### RAW DATA
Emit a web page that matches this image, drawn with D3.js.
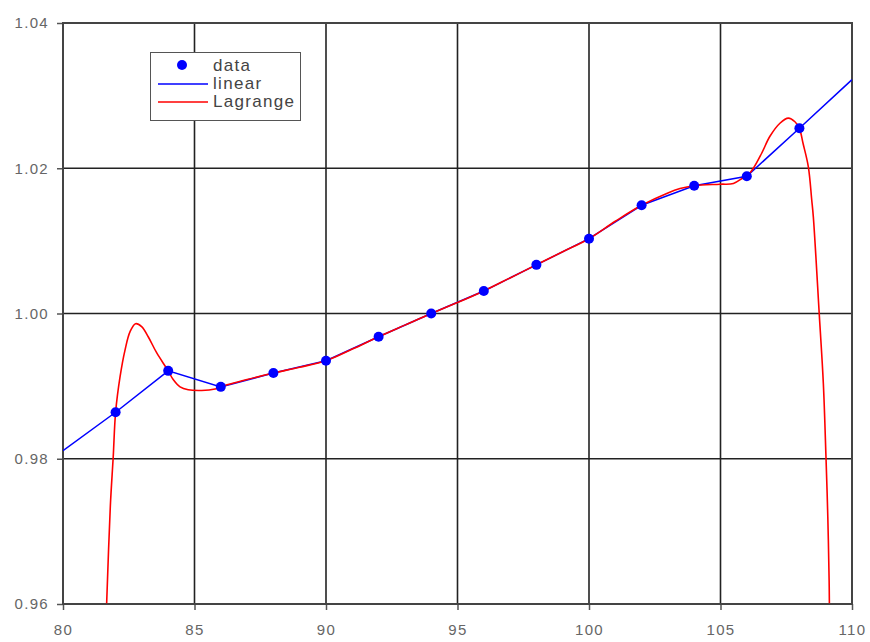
<!DOCTYPE html>
<html>
<head>
<meta charset="utf-8">
<script src="https://cdn.jsdelivr.net/npm/d3@7"></script>
<style>
  body { margin: 0; background: #fff; }
  .tick text { font-family: "Liberation Sans", Arial, sans-serif; font-size: 15px; letter-spacing: 1.3px; fill: #666; }
  .legend text { font-family: "Liberation Sans", Arial, sans-serif; font-size: 17px; letter-spacing: 1.3px; fill: #444; }
</style>
</head>
<body>
<div id="chart"></div>
<script>
// data points
var dataX = [82, 84, 86, 88, 90, 92, 94, 96, 98, 100, 102, 104, 106, 108];
var dataY = [0.9864, 0.9921, 0.9899, 0.9918, 0.9935, 0.9968, 1.0000, 1.0031, 1.0067, 1.0103, 1.0149, 1.0176, 1.0189, 1.0255];

// linear interpolation line, extended to the axis ends
var linearX = [80, 82, 84, 86, 88, 90, 92, 94, 96, 98, 100, 102, 104, 106, 108, 110];
var linearY = [0.9811, 0.9864, 0.9921, 0.9899, 0.9918, 0.9935, 0.9968, 1.0000, 1.0031, 1.0067, 1.0103, 1.0149, 1.0176, 1.0189, 1.0255, 1.0322];

// Lagrange curve
var lagX = [81.66, 81.80, 81.91, 82.0, 82.17, 82.36, 82.55, 82.76, 82.99, 83.24, 83.56, 84.0, 84.19, 84.45, 84.76, 85.27, 85.78, 86,
  87, 88, 89, 90, 91, 92, 93, 94, 95, 96, 97, 98, 99, 100, 101, 102, 103, 103.46, 104, 104.98, 105.49, 105.87, 106,
  106.25, 106.57, 106.88, 107.26, 107.58, 107.83, 108, 108.14, 108.34, 108.47, 108.53, 108.76, 108.91, 109.01, 109.08, 109.13, 109.14];
var lagY = [0.9601, 0.9735, 0.9803, 0.9864, 0.9913, 0.9950, 0.9975, 0.9986, 0.9982, 0.9968, 0.9946, 0.9921, 0.9909, 0.9899, 0.9895, 0.9894, 0.9896, 0.9899,
  0.9909, 0.9918, 0.9926, 0.9935, 0.9951, 0.9968, 0.9984, 1.0000, 1.0015, 1.0031, 1.0049, 1.0067, 1.0085, 1.0103, 1.0127, 1.0149, 1.0166, 1.0172, 1.0176, 1.0178, 1.0179, 1.0187, 1.0189,
  1.0200, 1.0221, 1.0244, 1.0262, 1.0269, 1.0264, 1.0255, 1.0234, 1.0202, 1.0156, 1.0133, 0.9996, 0.9904, 0.9803, 0.9720, 0.9633, 0.9601];

var xTicks = [80, 85, 90, 95, 100, 105, 110];
var yTicks = [0.96, 0.98, 1.00, 1.02, 1.04];

var svgWidth = 870;
var svgHeight = 642;
var margin = { top: 23, right: 18, bottom: 38, left: 63 };
var width = svgWidth - margin.left - margin.right;
var height = svgHeight - margin.top - margin.bottom;

var svg = d3.select("#chart").append("svg")
  .attr("width", svgWidth)
  .attr("height", svgHeight);

var chartGroup = svg.append("g")
  .attr("transform", `translate(${margin.left}, ${margin.top})`);

var xScale = d3.scaleLinear().domain([80, 110]).range([0, width]);
var yScale = d3.scaleLinear().domain([0.96, 1.04]).range([height, 0]);

svg.append("defs").append("clipPath").attr("id", "clip")
  .append("rect").attr("width", width).attr("height", height);

// gridlines
chartGroup.append("g").selectAll("line").data(xTicks).enter().append("line")
  .attr("x1", d => xScale(d)).attr("x2", d => xScale(d))
  .attr("y1", 0).attr("y2", height)
  .attr("stroke", "#222").attr("stroke-width", 1.6);
chartGroup.append("g").selectAll("line").data(yTicks).enter().append("line")
  .attr("x1", 0).attr("x2", width)
  .attr("y1", d => yScale(d)).attr("y2", d => yScale(d))
  .attr("stroke", "#222").attr("stroke-width", 1.6);

// axes
var bottomAxis = d3.axisBottom(xScale).tickValues(xTicks).tickSize(6).tickPadding(14).tickFormat(d3.format("d"));
var leftAxis = d3.axisLeft(yScale).tickValues(yTicks).tickSize(6).tickPadding(8).tickFormat(d3.format(".2f"));

var xAxis = chartGroup.append("g")
  .attr("transform", `translate(0, ${height})`)
  .call(bottomAxis);
var yAxis = chartGroup.append("g").call(leftAxis);
[xAxis, yAxis].forEach(function(ax) {
  ax.select(".domain").remove();
  ax.selectAll(".tick line").attr("stroke", "#555").attr("stroke-width", 1.5);
});

// plot frame
chartGroup.append("rect")
  .attr("width", width).attr("height", height)
  .attr("fill", "none").attr("stroke", "#444").attr("stroke-width", 2);

var plot = chartGroup.append("g").attr("clip-path", "url(#clip)");

var linearLine = d3.line()
  .x((d, i) => xScale(linearX[i]))
  .y((d, i) => yScale(linearY[i]));
plot.append("path")
  .datum(linearX)
  .attr("d", linearLine)
  .attr("fill", "none").attr("stroke", "#0000ff").attr("stroke-width", 1.5);

var lagLine = d3.line()
  .x((d, i) => xScale(lagX[i]))
  .y((d, i) => yScale(lagY[i]))
  .curve(d3.curveCatmullRom.alpha(0.5));
plot.append("path")
  .datum(lagX)
  .attr("d", lagLine)
  .attr("fill", "none").attr("stroke", "#ff0000").attr("stroke-width", 1.6);

plot.selectAll("circle").data(dataX).enter().append("circle")
  .attr("cx", d => xScale(d))
  .attr("cy", (d, i) => yScale(dataY[i]))
  .attr("r", 5)
  .attr("fill", "#0000ff");

// legend
var legend = svg.append("g").attr("class", "legend");
legend.append("rect")
  .attr("x", 150.5).attr("y", 52.5).attr("width", 150).attr("height", 68)
  .attr("fill", "#fff").attr("stroke", "#555").attr("stroke-width", 1);
legend.append("circle").attr("cx", 182).attr("cy", 65).attr("r", 5).attr("fill", "#0000ff");
legend.append("text").attr("x", 213).attr("y", 71).text("data");
legend.append("line").attr("x1", 158).attr("x2", 208).attr("y1", 84).attr("y2", 84)
  .attr("stroke", "#0000ff").attr("stroke-width", 1.5);
legend.append("text").attr("x", 213).attr("y", 89).text("linear");
legend.append("line").attr("x1", 158).attr("x2", 208).attr("y1", 102).attr("y2", 102)
  .attr("stroke", "#ff0000").attr("stroke-width", 1.5);
legend.append("text").attr("x", 213).attr("y", 107).text("Lagrange");
</script>
</body>
</html>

### WHAT YOU HAVE TO DO
Print each line of the material above exactly, with the pictures removed from your copy.

### PROBLEM SOLUTION
Emit a web page that matches this image, drawn with D3.js.
<!DOCTYPE html>
<html>
<head>
<meta charset="utf-8">
<script src="https://cdn.jsdelivr.net/npm/d3@7"></script>
<style>
  body { margin: 0; background: #fff; }
  .tick text { font-family: "Liberation Sans", Arial, sans-serif; font-size: 15px; letter-spacing: 1.3px; fill: #666; }
  .legend text { font-family: "Liberation Sans", Arial, sans-serif; font-size: 17px; letter-spacing: 1.3px; fill: #444; }
</style>
</head>
<body>
<div id="chart"></div>
<script>
// data points
var dataX = [82, 84, 86, 88, 90, 92, 94, 96, 98, 100, 102, 104, 106, 108];
var dataY = [0.9864, 0.9921, 0.9899, 0.9918, 0.9935, 0.9968, 1.0000, 1.0031, 1.0067, 1.0103, 1.0149, 1.0176, 1.0189, 1.0255];

// linear interpolation line, extended to the axis ends
var linearX = [80, 82, 84, 86, 88, 90, 92, 94, 96, 98, 100, 102, 104, 106, 108, 110];
var linearY = [0.9811, 0.9864, 0.9921, 0.9899, 0.9918, 0.9935, 0.9968, 1.0000, 1.0031, 1.0067, 1.0103, 1.0149, 1.0176, 1.0189, 1.0255, 1.0322];

// Lagrange curve
var lagX = [81.66, 81.80, 81.91, 82.0, 82.17, 82.36, 82.55, 82.76, 82.99, 83.24, 83.56, 84.0, 84.19, 84.45, 84.76, 85.27, 85.78, 86,
  87, 88, 89, 90, 91, 92, 93, 94, 95, 96, 97, 98, 99, 100, 101, 102, 103, 103.46, 104, 104.98, 105.49, 105.87, 106,
  106.25, 106.57, 106.88, 107.26, 107.58, 107.83, 108, 108.14, 108.34, 108.47, 108.53, 108.76, 108.91, 109.01, 109.08, 109.13, 109.14];
var lagY = [0.9601, 0.9735, 0.9803, 0.9864, 0.9913, 0.9950, 0.9975, 0.9986, 0.9982, 0.9968, 0.9946, 0.9921, 0.9909, 0.9899, 0.9895, 0.9894, 0.9896, 0.9899,
  0.9909, 0.9918, 0.9926, 0.9935, 0.9951, 0.9968, 0.9984, 1.0000, 1.0015, 1.0031, 1.0049, 1.0067, 1.0085, 1.0103, 1.0127, 1.0149, 1.0166, 1.0172, 1.0176, 1.0178, 1.0179, 1.0187, 1.0189,
  1.0200, 1.0221, 1.0244, 1.0262, 1.0269, 1.0264, 1.0255, 1.0234, 1.0202, 1.0156, 1.0133, 0.9996, 0.9904, 0.9803, 0.9720, 0.9633, 0.9601];

var xTicks = [80, 85, 90, 95, 100, 105, 110];
var yTicks = [0.96, 0.98, 1.00, 1.02, 1.04];

var svgWidth = 870;
var svgHeight = 642;
var margin = { top: 23, right: 18, bottom: 38, left: 63 };
var width = svgWidth - margin.left - margin.right;
var height = svgHeight - margin.top - margin.bottom;

var svg = d3.select("#chart").append("svg")
  .attr("width", svgWidth)
  .attr("height", svgHeight);

var chartGroup = svg.append("g")
  .attr("transform", `translate(${margin.left}, ${margin.top})`);

var xScale = d3.scaleLinear().domain([80, 110]).range([0, width]);
var yScale = d3.scaleLinear().domain([0.96, 1.04]).range([height, 0]);

svg.append("defs").append("clipPath").attr("id", "clip")
  .append("rect").attr("width", width).attr("height", height);

// gridlines
chartGroup.append("g").selectAll("line").data(xTicks).enter().append("line")
  .attr("x1", d => xScale(d)).attr("x2", d => xScale(d))
  .attr("y1", 0).attr("y2", height)
  .attr("stroke", "#222").attr("stroke-width", 1.6);
chartGroup.append("g").selectAll("line").data(yTicks).enter().append("line")
  .attr("x1", 0).attr("x2", width)
  .attr("y1", d => yScale(d)).attr("y2", d => yScale(d))
  .attr("stroke", "#222").attr("stroke-width", 1.6);

// axes
var bottomAxis = d3.axisBottom(xScale).tickValues(xTicks).tickSize(6).tickPadding(14).tickFormat(d3.format("d"));
var leftAxis = d3.axisLeft(yScale).tickValues(yTicks).tickSize(6).tickPadding(8).tickFormat(d3.format(".2f"));

var xAxis = chartGroup.append("g")
  .attr("transform", `translate(0, ${height})`)
  .call(bottomAxis);
var yAxis = chartGroup.append("g").call(leftAxis);
[xAxis, yAxis].forEach(function(ax) {
  ax.select(".domain").remove();
  ax.selectAll(".tick line").attr("stroke", "#555").attr("stroke-width", 1.5);
});

// plot frame
chartGroup.append("rect")
  .attr("width", width).attr("height", height)
  .attr("fill", "none").attr("stroke", "#444").attr("stroke-width", 2);

var plot = chartGroup.append("g").attr("clip-path", "url(#clip)");

var linearLine = d3.line()
  .x((d, i) => xScale(linearX[i]))
  .y((d, i) => yScale(linearY[i]));
plot.append("path")
  .datum(linearX)
  .attr("d", linearLine)
  .attr("fill", "none").attr("stroke", "#0000ff").attr("stroke-width", 1.5);

var lagLine = d3.line()
  .x((d, i) => xScale(lagX[i]))
  .y((d, i) => yScale(lagY[i]))
  .curve(d3.curveCatmullRom.alpha(0.5));
plot.append("path")
  .datum(lagX)
  .attr("d", lagLine)
  .attr("fill", "none").attr("stroke", "#ff0000").attr("stroke-width", 1.6);

plot.selectAll("circle").data(dataX).enter().append("circle")
  .attr("cx", d => xScale(d))
  .attr("cy", (d, i) => yScale(dataY[i]))
  .attr("r", 5)
  .attr("fill", "#0000ff");

// legend
var legend = svg.append("g").attr("class", "legend");
legend.append("rect")
  .attr("x", 150.5).attr("y", 52.5).attr("width", 150).attr("height", 68)
  .attr("fill", "#fff").attr("stroke", "#555").attr("stroke-width", 1);
legend.append("circle").attr("cx", 182).attr("cy", 65).attr("r", 5).attr("fill", "#0000ff");
legend.append("text").attr("x", 213).attr("y", 71).text("data");
legend.append("line").attr("x1", 158).attr("x2", 208).attr("y1", 84).attr("y2", 84)
  .attr("stroke", "#0000ff").attr("stroke-width", 1.5);
legend.append("text").attr("x", 213).attr("y", 89).text("linear");
legend.append("line").attr("x1", 158).attr("x2", 208).attr("y1", 102).attr("y2", 102)
  .attr("stroke", "#ff0000").attr("stroke-width", 1.5);
legend.append("text").attr("x", 213).attr("y", 107).text("Lagrange");
</script>
</body>
</html>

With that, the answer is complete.